- Genre: Comedy;
- Created by: John O'Brien
- Written by: John O'Brien
- Directed by: Ray Argall; Stuart McDonald; Kay Pavlou;
- Composer: Alan John
- Country of origin: Australia
- Original language: English
- No. of series: 1
- No. of episodes: 7

Production
- Producer: Robyn Kershaw
- Cinematography: Jenni Meaney
- Running time: 26 minutes

Original release
- Network: SBS
- Release: 20 June 2000 – 2000

= Bondi Banquet =

2000 Australian TV series

Bondi Banquet is a 2000 Australian TV series broadcast on the SBS. The seven part series was described as part soap opera, part cooking show.

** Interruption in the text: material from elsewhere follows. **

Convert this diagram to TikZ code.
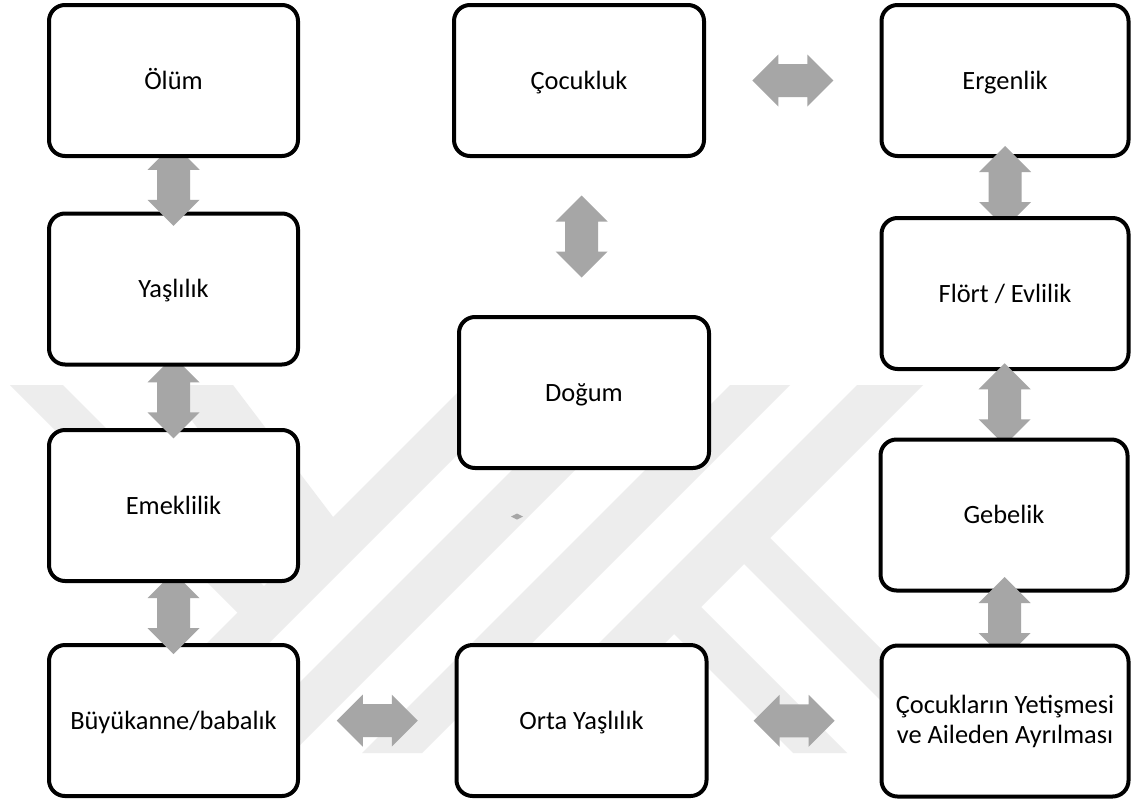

Set in a Bondi apartment building, each episode focuses on different groups of residents cooking and interacting, until the final episode when they all join for a rooftop BBQ. The recipes for the series were created by Barbara Sweeney.

==Cast==
===Episode 1: Mixed Entree===
Jon Pollard as Midge Beaugeling, Paul Winchester as Andy Meadmore, Asako Izawa as Ikuko Kamonohashi, Valentina Oustimovitch as Mira Reznik, Nicolay Tokor as Mikhail 'Misha' Reznik, Tatiana Poliakova as Lilia Tsukerman, Tara Jakszewicz as Kara Schubert
===Episode 2: Take Away===
Paul Goddard as Gerry Svorecki, Kenneth Moraleda as Tim Young, Jason Clarke as Stewie Trembath, Martin Vaughan as Hal Trembath, Carole Skinner as Judy Trembath, Ditch Davey as Dasher Rorschach, David Peatfield as Max Danglars
===Episode 3: Smorgasbord===
Elaine Lee as Drusilla Owens, Paul Chubb as Bart L. Booth, Desan Padaychee as Vishwanathen 'Vish' Seth, Pia Miranda as Jo Tognetti, Marco Pio Venturini as Roberto Tognetti, Tara Jakszewicz as Kara Schubert, André Eikmeier as Gaspard Winckler, Imelda Corcoran as Barbara Costello, Elizabeth Maywald as Julie Bocuse, Max Mayward Howard as Maxie Flarn
===Episode 4: Family Favourities===
Elaine Lee as Drusilla Owens, Lola Nixon as Maude O'Brien, Imelda Corcoran as Barbara Costello, Elizabeth Maywald as Julie Bocuse, Max Maywald Howard as Maxie Flarn, Cameron Stewart as Iain Stewart
===Episode 5: Leftovers===
Mary Coustas as Self, Deborah Mailman as Self, Jacki Weaver as Self, Russell Dykstra as Rufus
===Episode 6: Steaming===
Xue Jun Wang as Wang Jiang, Vina Lee as Suzie Ling, Cindy Pan as Yao Wang Yin, Jason Chong as Yao Ming Di, Christian Manon as Georges Quelleure
===Episode 7: Feast===
Ensemble cast drawn from previous episodes

==Reception==
Michael Idato of The Sydney Morning Herald gave it a mixed review stating "It works, barely but it teaches an interesting lesson about technique and program content: there is too little instruction to lend it any culinary value, and too little plot to make it a compelling soap opera." Jenny Tabakoff of The Sydney Morning Herald gave it a negative review calling it a "lemon (with a touch of oregano)." She the mix of the drama and cooking did not work together. Also in The Sydney Morning Herald Robin Oliver was positive and finished "Offbeat, certainly, but where else were we going to be served Martin Vaughan, Carole Skinner, Mary Coustas, Jacki Weaver and the elusive Paul Chubb (and his tomato relish sandwich) all on the one plate? I shall return for seconds."

The Age’s Nicole Brady wrote "The first episode of this quirky new
Australian series is a real winner." The Age's Brian Courtis gave it 1 star. He writes "the feast offered proves, on first taste at least, to be a somewhat patchy fusion of food and soapie fiction."